The day after she boarded the plane we submitted the mounds of paperwork to officially request permission to adopt her and her younger sister. Days turned into weeks of waiting. Weeks turned into months of waiting.
The quiet was the loudest noise I'd ever heard.
And I began to wonder ... Only to be reminded that these girls weren't just our beloved daughters; they were also beloved daughters of our Heavenly Father. The kind of Father who does big things and gives good gifts and who is for us, not against us, and who places the lonely in families. The kind of God who makes the impossible possible.
Daily God reminded me.
Often God reminded me.
Momently God reminded me.
Because Immanuel, God with us, He walks alongside us, bringing to mind and heart that we need not fear because He is with us.
And He was with them, too.
One early morning in May, I woke with a sudden urgency to pray; so I did and then --peace.
Peace filled my heart, and even though it was May, for some reason I had Mary's words running through my head: "Nothing is impossible with God."
And the very first song that I heard on the radio that morning as the boys and I drove to school was one I'd never before heard:
"You know, that there's no such thing as impossible."
Though months had passed, and word was slow, God reminded me that with Him because He is with us, nothing is impossible.
And that very day, we got word that our referral was coming. And we would travel before the end of the month to bring home our girls.
We spanned oceans, and as we sped fast over deep waters into the uncharted waters of international adoption, God reminded me I have nothing to fear.

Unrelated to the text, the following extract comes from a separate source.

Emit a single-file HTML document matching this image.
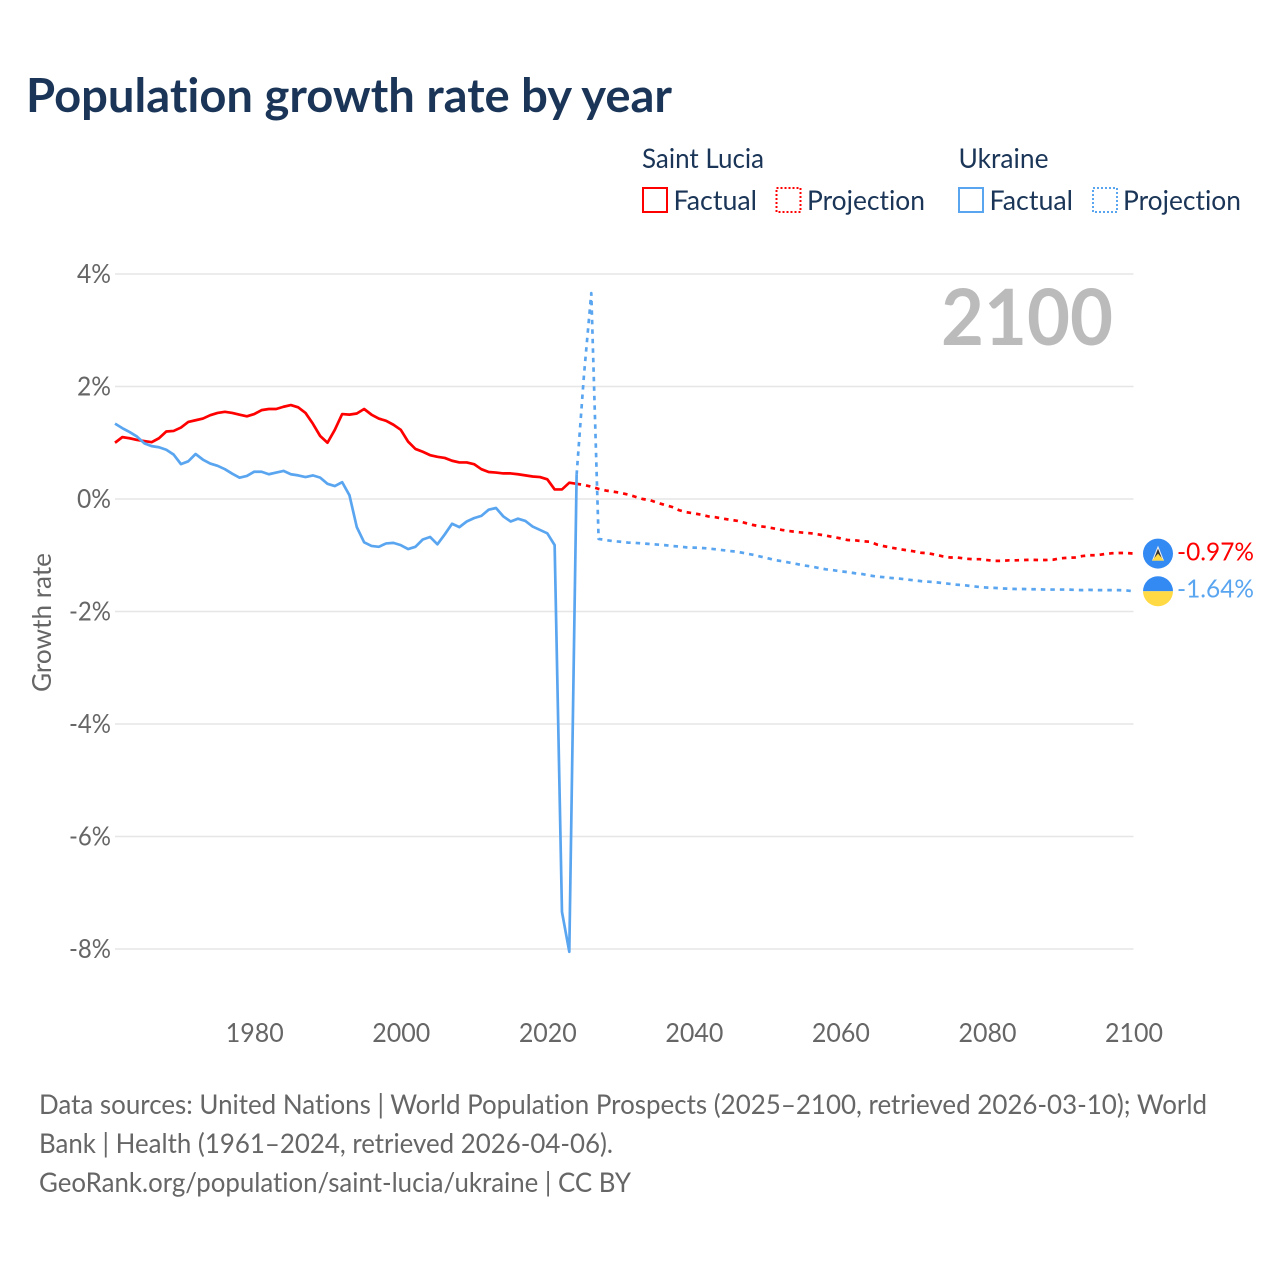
<!DOCTYPE html>
<html lang="en">
<head>
<meta charset="utf-8">
<title>Population growth rate by year</title>
<style>
html,body{margin:0;padding:0;background:#fff}
svg{display:block}
text{font-family:"Lato","Carlito","Liberation Sans",sans-serif;font-variant-ligatures:none;font-feature-settings:"liga" 0,"clig" 0}
</style>
</head>
<body>
<svg id="chart" xmlns="http://www.w3.org/2000/svg" width="1280" height="1280" viewBox="0 0 1280 1280">
  <rect x="0" y="0" width="1280" height="1280" fill="#ffffff"/>
  <text x="26" y="112" font-size="47" font-weight="700" fill="#1a3557" textLength="646" lengthAdjust="spacingAndGlyphs">Population growth rate by year</text>

  <g font-size="27" fill="#1a3557">
    <text x="642" y="168" textLength="122" lengthAdjust="spacingAndGlyphs">Saint Lucia</text>
    <rect x="643" y="188" width="24" height="24" fill="none" stroke="#ff0000" stroke-width="2"/>
    <text x="673.5" y="210" textLength="83.5" lengthAdjust="spacingAndGlyphs">Factual</text>
    <rect x="776.5" y="188" width="24" height="24" fill="none" stroke="#ff0000" stroke-width="2" stroke-dasharray="2 2"/>
    <text x="807" y="210" textLength="118" lengthAdjust="spacingAndGlyphs">Projection</text>
    <text x="958.5" y="168" textLength="90" lengthAdjust="spacingAndGlyphs">Ukraine</text>
    <rect x="959" y="188" width="24" height="24" fill="none" stroke="#5aa5f0" stroke-width="2"/>
    <text x="989.5" y="210" textLength="83.5" lengthAdjust="spacingAndGlyphs">Factual</text>
    <rect x="1093" y="188" width="24" height="24" fill="none" stroke="#5aa5f0" stroke-width="2" stroke-dasharray="2 2"/>
    <text x="1123" y="210" textLength="118" lengthAdjust="spacingAndGlyphs">Projection</text>
  </g>

  <g id="grid"></g>
  <g id="y-axis"></g>
  <g id="x-axis"></g>
  <text transform="translate(51,692) rotate(-90)" x="0" y="0" font-size="26" fill="#666666" textLength="139" lengthAdjust="spacingAndGlyphs">Growth rate</text>
  <text x="941" y="345" font-size="78" font-weight="700" fill="#bbbbbb" textLength="172" lengthAdjust="spacingAndGlyphs">2100</text>
  <g id="series"></g>
  <g id="end-labels"></g>

  <g font-size="27" fill="#666666">
    <text x="39" y="1114" textLength="1168" lengthAdjust="spacingAndGlyphs">Data sources: United Nations | World Population Prospects (2025–2100, retrieved 2026-03-10); World</text>
    <text x="39" y="1153" textLength="574" lengthAdjust="spacingAndGlyphs">Bank | Health (1961–2024, retrieved 2026-04-06).</text>
    <text x="39" y="1192" textLength="592" lengthAdjust="spacingAndGlyphs">GeoRank.org/population/saint-lucia/ukraine | CC BY</text>
  </g>
</svg>

<script>
const yTicks = [4, 2, 0, -2, -4, -6, -8];
const xTicks = [1980, 2000, 2020, 2040, 2060, 2080, 2100];
const factualStartYear = 1961;
const projectionStartYear = 2024;

const saintLuciaFactual = [
  1.00, 1.10, 1.08, 1.05, 1.03, 1.01, 1.08, 1.20, 1.21, 1.27,
  1.37, 1.40, 1.43, 1.49, 1.53, 1.55, 1.53, 1.50, 1.47, 1.51,
  1.58, 1.60, 1.60, 1.64, 1.67, 1.63, 1.53, 1.34, 1.12, 1.00,
  1.23, 1.51, 1.50, 1.52, 1.60, 1.50, 1.43, 1.39, 1.32, 1.23,
  1.02, 0.89, 0.84, 0.78, 0.75, 0.73, 0.68, 0.65, 0.65, 0.62,
  0.53, 0.48, 0.47, 0.455, 0.455, 0.44, 0.42, 0.40, 0.39, 0.35,
  0.17, 0.17, 0.29, 0.27
];
const ukraineFactual = [
  1.34, 1.26, 1.19, 1.11, 0.99, 0.94, 0.92, 0.875, 0.79, 0.62,
  0.67, 0.80, 0.70, 0.63, 0.59, 0.53, 0.45, 0.38, 0.41, 0.485,
  0.485, 0.44, 0.47, 0.50, 0.44, 0.42, 0.39, 0.42, 0.38, 0.27,
  0.23, 0.30, 0.065, -0.50, -0.77, -0.835, -0.85, -0.79, -0.78, -0.82,
  -0.89, -0.85, -0.72, -0.675, -0.805, -0.63, -0.44, -0.50, -0.40, -0.34,
  -0.30, -0.19, -0.16, -0.31, -0.40, -0.35, -0.39, -0.49, -0.55, -0.61,
  -0.82, -7.34, -8.05, 0.43
];
const saintLuciaProjection = [
  0.27, 0.25, 0.22, 0.18, 0.15, 0.13, 0.11, 0.08, 0.04, 0.00,
  -0.02, -0.065, -0.105, -0.14, -0.20, -0.235, -0.255, -0.28, -0.31, -0.325,
  -0.35, -0.37, -0.39, -0.425, -0.46, -0.485, -0.50, -0.525, -0.55, -0.57,
  -0.585, -0.60, -0.61, -0.63, -0.65, -0.675, -0.70, -0.73, -0.735, -0.75,
  -0.76, -0.81, -0.84, -0.866, -0.89, -0.91, -0.93, -0.955, -0.965, -0.99,
  -1.02, -1.04, -1.04, -1.06, -1.07, -1.07, -1.085, -1.10, -1.10, -1.09,
  -1.09, -1.085, -1.08, -1.085, -1.085, -1.08, -1.055, -1.045, -1.04, -1.015,
  -1.00, -1.00, -0.98, -0.965, -0.96, -0.96, -0.97
];
const ukraineProjection = [
  0.43, 2.2, 3.66, -0.71, -0.73, -0.75, -0.76, -0.775, -0.78, -0.79,
  -0.80, -0.81, -0.82, -0.835, -0.845, -0.86, -0.865, -0.87, -0.88, -0.895,
  -0.91, -0.925, -0.94, -0.965, -0.99, -1.02, -1.05, -1.085, -1.105, -1.13,
  -1.155, -1.18, -1.20, -1.225, -1.25, -1.265, -1.285, -1.30, -1.32, -1.335,
  -1.36, -1.38, -1.39, -1.405, -1.415, -1.43, -1.445, -1.46, -1.47, -1.48,
  -1.495, -1.51, -1.525, -1.535, -1.55, -1.565, -1.575, -1.58, -1.59, -1.595,
  -1.60, -1.60, -1.605, -1.605, -1.61, -1.61, -1.61, -1.61, -1.615, -1.62,
  -1.615, -1.62, -1.62, -1.62, -1.62, -1.625, -1.64
];

const SVG_NS = 'http://www.w3.org/2000/svg';
const plotLeft = 115;
const plotRight = 1133.5;
const xScale = function (year) {
  return plotLeft + (year - 1961) * (plotRight - plotLeft) / (2100 - 1961);
};
const yScale = function (value) {
  return 499 - value * 56.25;
};

function svgEl(tag, attrs, parent) {
  const el = document.createElementNS(SVG_NS, tag);
  Object.keys(attrs).forEach(function (k) { el.setAttribute(k, attrs[k]); });
  parent.appendChild(el);
  return el;
}

function linePath(startYear, values) {
  return values.map(function (v, i) {
    return (i ? 'L' : 'M') + xScale(startYear + i).toFixed(2) + ' ' + yScale(v).toFixed(2);
  }).join(' ');
}

const gridGroup = document.getElementById('grid');
const yAxisGroup = document.getElementById('y-axis');
const xAxisGroup = document.getElementById('x-axis');
const seriesGroup = document.getElementById('series');
const endGroup = document.getElementById('end-labels');

yTicks.forEach(function (t) {
  const line = svgEl('line', { x1: plotLeft, x2: plotRight, y1: yScale(t), y2: yScale(t), stroke: '#e6e6e6', 'stroke-width': 1.5 }, gridGroup);
  
  
  const label = t + '%';
  const txt = svgEl('text', { x: 111, y: yScale(t) + 9, 'text-anchor': 'end', 'font-size': 26, fill: '#666666', textLength: t < 0 ? 42 : 34, lengthAdjust: 'spacingAndGlyphs' }, yAxisGroup);
  txt.textContent = label;
  
  
});

xTicks.forEach(function (t) {
  const txt = svgEl('text', { x: xScale(t) + 0.5, y: 1042, 'text-anchor': 'middle', 'font-size': 26, fill: '#666666', textLength: 58, lengthAdjust: 'spacingAndGlyphs' }, xAxisGroup);
  txt.textContent = String(t);
  
  
});

const lineBase = { fill: 'none', 'stroke-width': 2.7, 'stroke-linejoin': 'round' };

const ukraineProjLine = svgEl('path', Object.assign({ d: linePath(projectionStartYear, ukraineProjection), stroke: '#5aa5f0', 'stroke-dasharray': '4.5 5' }, lineBase), seriesGroup);



const luciaProjLine = svgEl('path', Object.assign({ d: linePath(projectionStartYear, saintLuciaProjection), stroke: '#ff0000', 'stroke-dasharray': '4.5 5' }, lineBase), seriesGroup);



const luciaLine = svgEl('path', Object.assign({ d: linePath(factualStartYear, saintLuciaFactual), stroke: '#ff0000' }, lineBase), seriesGroup);



const ukraineLine = svgEl('path', Object.assign({ d: linePath(factualStartYear, ukraineFactual), stroke: '#5aa5f0' }, lineBase), seriesGroup);



const luciaEnd = saintLuciaProjection[saintLuciaProjection.length - 1];
const ukraineEnd = ukraineProjection[ukraineProjection.length - 1];
const markerX = 1158;

const luciaFlag = svgEl('g', { transform: 'translate(' + markerX + ',' + yScale(luciaEnd) + ')' }, endGroup);


svgEl('circle', { r: 15, cx: 0, cy: 0, fill: '#338af3' }, luciaFlag);
svgEl('polygon', { points: '0,-8 6,7 -6,7', fill: '#f0f0f0' }, luciaFlag);
svgEl('polygon', { points: '0,-5 4,5 -4,5', fill: '#333333' }, luciaFlag);
svgEl('polygon', { points: '0,0 6,7 -6,7', fill: '#ffda44' }, luciaFlag);

const ukraineFlag = svgEl('g', { transform: 'translate(' + markerX + ',' + yScale(ukraineEnd) + ')' }, endGroup);


svgEl('path', { d: 'M-15 0 A15 15 0 0 1 15 0 Z', fill: '#338af3' }, ukraineFlag);
svgEl('path', { d: 'M-15 0 A15 15 0 0 0 15 0 Z', fill: '#ffda44' }, ukraineFlag);

const luciaLabel = svgEl('text', { x: 1177, y: yScale(luciaEnd) + 7, 'font-size': 25, fill: '#ff0000', textLength: 77, lengthAdjust: 'spacingAndGlyphs' }, endGroup);
luciaLabel.textContent = luciaEnd.toFixed(2) + '%';



const ukraineLabel = svgEl('text', { x: 1177, y: yScale(ukraineEnd) + 6, 'font-size': 25, fill: '#5aa5f0', textLength: 77, lengthAdjust: 'spacingAndGlyphs' }, endGroup);
ukraineLabel.textContent = ukraineEnd.toFixed(2) + '%';


</script>
</body>
</html>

Because Love came down and spanned heaven and Earth to be with us, God with us, Immanuel.
We wrapped those girls in our arms, and we held on tight and told them that this was it; no matter what would come from now on we would be family. We went to court once and again and court decided to give us a chance. And we read the court documents, and we read in the lines that this adoption was kind of an impossible case. This kind of adoption from their kind of circumstances doesn't typically happen.
Because with God, with God with us, nothing is impossible.
So we retuned home together, and the courts finally ruled with finality that we would be a family, and we fought hard for joy and healing. And six months in, we still do. All of us. Every one of us. Because life is different. And beautiful. And hard. And good. And chaotic. And crazy. And brilliant.
Life, especially a life on the road of adoption, is beauty born of broken. So we fight for joy and to live in the gentle flow of grace.
And today when my husband, my girl and I stood in the front foyer of my in-laws home, anticipating the giving of presents, and my oldest girl --His daughter, our daughter --she said, "I finally got my Christmas present. I'm finally adopted."
So we stood there first giving thanks before the giving of gifts and after the giving of gifts and the receiving of the greatest gift, squeezing the living love out of each other, smiling through tears, crying gratitude and joy.
Because that girl -- she didn't just get her gift.
We all got it.
All of us.
And it reminds me a little bit of that first Christmas when another young girl had the audacity to whisper, "nothing is impossible with God."
And because Immanuel, God with us, we know that nothing, indeed, ever is.